- _Short task_
From the first line of the listing below to the line with "0.775, 0.8, 0.825, 0.85, 0.875, 0.9, 0.925, 0.95, 0.975, 1.0]", print each line exactly, and nothing more. Leave out the pictures.

+ + + + +

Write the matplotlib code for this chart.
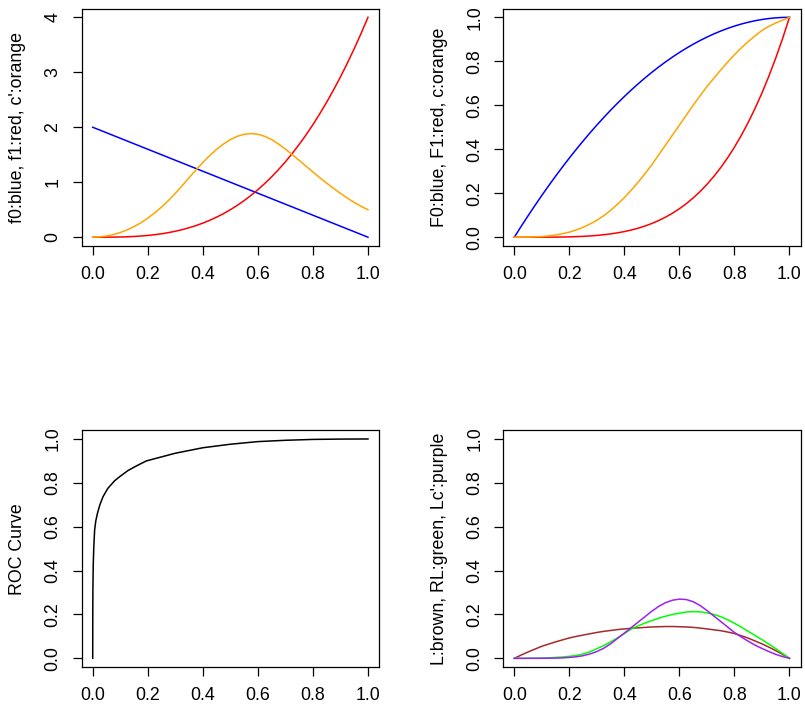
import matplotlib
matplotlib.use("Agg")
import matplotlib.pyplot as plt

plt.rcParams['font.family'] = ['Liberation Sans', 'DejaVu Sans']

# common x grid (step 0.025)
x = [0.0, 0.025, 0.05, 0.075, 0.1, 0.125, 0.15, 0.175, 0.2, 0.225, 0.25,
     0.275, 0.3, 0.325, 0.35, 0.375, 0.4, 0.425, 0.45, 0.475, 0.5,
     0.525, 0.55, 0.575, 0.6, 0.625, 0.65, 0.675, 0.7, 0.725, 0.75,
     0.775, 0.8, 0.825, 0.85, 0.875, 0.9, 0.925, 0.95, 0.975, 1.0]

# top left: densities f0, f1 and c'
f0 = [2.0, 1.95, 1.9, 1.85, 1.8, 1.75, 1.7, 1.65, 1.6, 1.55, 1.5,
      1.45, 1.4, 1.35, 1.3, 1.25, 1.2, 1.15, 1.1, 1.05, 1.0,
      0.95, 0.9, 0.85, 0.8, 0.75, 0.7, 0.65, 0.6, 0.55, 0.5,
      0.45, 0.4, 0.35, 0.3, 0.25, 0.2, 0.15, 0.1, 0.05, 0.0]
f1 = [0.0, 0.0001, 0.0005, 0.0017, 0.004, 0.0078, 0.0135, 0.0214, 0.032, 0.0456, 0.0625,
      0.0832, 0.108, 0.1373, 0.1715, 0.2109, 0.256, 0.3071, 0.3645, 0.4287, 0.5,
      0.5788, 0.6655, 0.7604, 0.864, 0.9766, 1.0985, 1.2302, 1.372, 1.5243, 1.6875,
      1.8619, 2.048, 2.2461, 2.4565, 2.6797, 2.916, 3.1658, 3.4295, 3.7074, 4.0]
cd = [0.0, 0.006, 0.022, 0.048, 0.085, 0.133, 0.192, 0.263, 0.346, 0.441, 0.548,
      0.667, 0.797, 0.937, 1.082, 1.222, 1.36, 1.485, 1.598, 1.695, 1.775,
      1.835, 1.872, 1.885, 1.873, 1.835, 1.775, 1.695, 1.602, 1.502, 1.398,
      1.292, 1.186, 1.082, 0.982, 0.887, 0.797, 0.712, 0.632, 0.562, 0.50]

# top right: cdfs F0, F1 and c
F0 = [0.0, 0.0494, 0.0975, 0.1444, 0.19, 0.2344, 0.2775, 0.3194, 0.36, 0.3994, 0.4375,
      0.4744, 0.51, 0.5444, 0.5775, 0.6094, 0.64, 0.6694, 0.6975, 0.7244, 0.75,
      0.7744, 0.7975, 0.8194, 0.84, 0.8594, 0.8775, 0.8944, 0.91, 0.9244, 0.9375,
      0.9494, 0.96, 0.9694, 0.9775, 0.9844, 0.99, 0.9944, 0.9975, 0.9994, 1.0]
F1 = [0.0, 0.0, 0.0, 0.00003, 0.0001, 0.00024, 0.0005, 0.0009, 0.0016, 0.0026, 0.0039,
      0.0057, 0.0081, 0.0112, 0.015, 0.0198, 0.0256, 0.0326, 0.041, 0.0509, 0.0625,
      0.076, 0.0915, 0.1093, 0.1296, 0.1526, 0.1785, 0.2076, 0.2401, 0.2763, 0.3164,
      0.3608, 0.4096, 0.4633, 0.522, 0.5862, 0.6561, 0.7321, 0.8145, 0.9037, 1.0]
C = [0.0, 0.0001, 0.0005, 0.0015, 0.003, 0.006, 0.01, 0.016, 0.023, 0.033, 0.045,
     0.06, 0.077, 0.098, 0.122, 0.15, 0.18, 0.214, 0.25, 0.289, 0.33,
     0.375, 0.42, 0.465, 0.51, 0.555, 0.60, 0.643, 0.685, 0.723, 0.76,
     0.796, 0.83, 0.861, 0.89, 0.916, 0.94, 0.959, 0.974, 0.987, 1.0]

# bottom left: ROC curve
roc_x = [0.0, 0.0002, 0.0007, 0.002, 0.004, 0.007, 0.011, 0.017, 0.026, 0.0375, 0.055,
         0.08, 0.1, 0.128, 0.16, 0.195, 0.24, 0.3, 0.4, 0.5, 0.6, 0.7, 0.8, 0.9, 1.0]
roc_y = [0.0, 0.2, 0.32, 0.43, 0.51, 0.585, 0.625, 0.66, 0.70, 0.737, 0.775,
         0.81, 0.83, 0.856, 0.878, 0.90, 0.915, 0.935, 0.96, 0.976, 0.988, 0.994, 0.998, 0.9995, 1.0]

# bottom right: L, RL, Lc'
L = [0.0, 0.015, 0.029, 0.042, 0.055, 0.065, 0.075, 0.084, 0.093, 0.1, 0.106,
     0.112, 0.118, 0.123, 0.127, 0.131, 0.134, 0.137, 0.139, 0.141, 0.143,
     0.144, 0.145, 0.145, 0.144, 0.143, 0.141, 0.138, 0.134, 0.130, 0.126,
     0.120, 0.113, 0.103, 0.092, 0.079, 0.066, 0.051, 0.035, 0.018, 0.0]
RL = [0.0, 0.0, 0.0002, 0.0005, 0.001, 0.002, 0.004, 0.006, 0.009, 0.013, 0.02,
      0.03, 0.044, 0.058, 0.075, 0.093, 0.113, 0.134, 0.148, 0.161, 0.172,
      0.183, 0.192, 0.2, 0.206, 0.211, 0.213, 0.212, 0.207, 0.2, 0.19,
      0.176, 0.16, 0.142, 0.123, 0.104, 0.085, 0.065, 0.044, 0.022, 0.0]
Lc = [0.0, 0.0, 0.0, 0.0001, 0.0003, 0.0006, 0.001, 0.002, 0.004, 0.007, 0.012,
      0.02, 0.031, 0.046, 0.066, 0.091, 0.115, 0.14, 0.165, 0.19, 0.215,
      0.237, 0.254, 0.265, 0.27, 0.268, 0.258, 0.241, 0.218, 0.193, 0.168,
      0.143, 0.118, 0.097, 0.078, 0.06, 0.045, 0.031, 0.018, 0.008, 0.0]

xticks = [0.0, 0.2, 0.4, 0.6, 0.8, 1.0]
xtlab = ["0.0", "0.2", "0.4", "0.6", "0.8", "1.0"]
yt01 = [0.0, 0.2, 0.4, 0.6, 0.8, 1.0]
ytl01 = ["0.0", "0.2", "0.4", "0.6", "0.8", "1.0"]

fig = plt.figure(figsize=(8.05, 7.14), dpi=100)
W, H = 805, 714
FS = 12.8


def panel(l, t, r, b, ylab, labx, ymax, yticks, ytlab):
    # box given in pixels, like R's plot region
    ax = fig.add_axes([l / W, 1 - b / H, (r - l) / W, (b - t) / H])
    ax.set_xlim(-0.04, 1.04)
    pad = ymax * 0.04
    ax.set_ylim(-pad, ymax + pad)
    ax.set_xticks(xticks)
    ax.set_xticklabels(xtlab)
    ax.set_yticks(yticks)
    ax.set_yticklabels(ytlab, rotation=90, va='center')
    ax.tick_params(direction='out', length=6.5, width=0.9, labelsize=FS,
                   pad=8, color='black')
    for s in ax.spines.values():
        s.set_linewidth(0.9)
    ax.set_ylabel(ylab, fontsize=FS, va='center')
    ax.yaxis.set_label_coords((labx - l) / (r - l), 0.5)
    return ax


ax1 = panel(81.7, 8.5, 379, 246, "f0:blue, f1:red, c':orange", 18, 4,
            [0, 1, 2, 3, 4], ["0", "1", "2", "3", "4"])
ax1.plot(x, f0, color='blue', lw=1.1)
ax1.plot(x, f1, color='red', lw=1.1)
ax1.plot(x, cd, color='orange', lw=1.1)

ax2 = panel(503.3, 8.5, 800.5, 246, "F0:blue, F1:red, c:orange", 439, 1, yt01, ytl01)
ax2.plot(x, F0, color='blue', lw=1.1)
ax2.plot(x, F1, color='red', lw=1.1)
ax2.plot(x, C, color='orange', lw=1.1)

ax3 = panel(81.7, 430.2, 379, 667.1, "ROC Curve", 18, 1, yt01, ytl01)
ax3.plot(roc_x, roc_y, color='black', lw=1.1)

ax4 = panel(503.3, 430.2, 800.5, 667.1, "L:brown, RL:green, Lc':purple", 439, 1, yt01, ytl01)
ax4.plot(x, L, color='brown', lw=1.1)
ax4.plot(x, RL, color='#00FF00', lw=1.1)
ax4.plot(x, Lc, color='#A020F0', lw=1.1)

fig.savefig("out.png", dpi=100)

+ + + + +

- _Answer to the exercise_
Write the matplotlib code for this chart.
import matplotlib
matplotlib.use("Agg")
import matplotlib.pyplot as plt

plt.rcParams['font.family'] = ['Liberation Sans', 'DejaVu Sans']

# common x grid (step 0.025)
x = [0.0, 0.025, 0.05, 0.075, 0.1, 0.125, 0.15, 0.175, 0.2, 0.225, 0.25,
     0.275, 0.3, 0.325, 0.35, 0.375, 0.4, 0.425, 0.45, 0.475, 0.5,
     0.525, 0.55, 0.575, 0.6, 0.625, 0.65, 0.675, 0.7, 0.725, 0.75,
     0.775, 0.8, 0.825, 0.85, 0.875, 0.9, 0.925, 0.95, 0.975, 1.0]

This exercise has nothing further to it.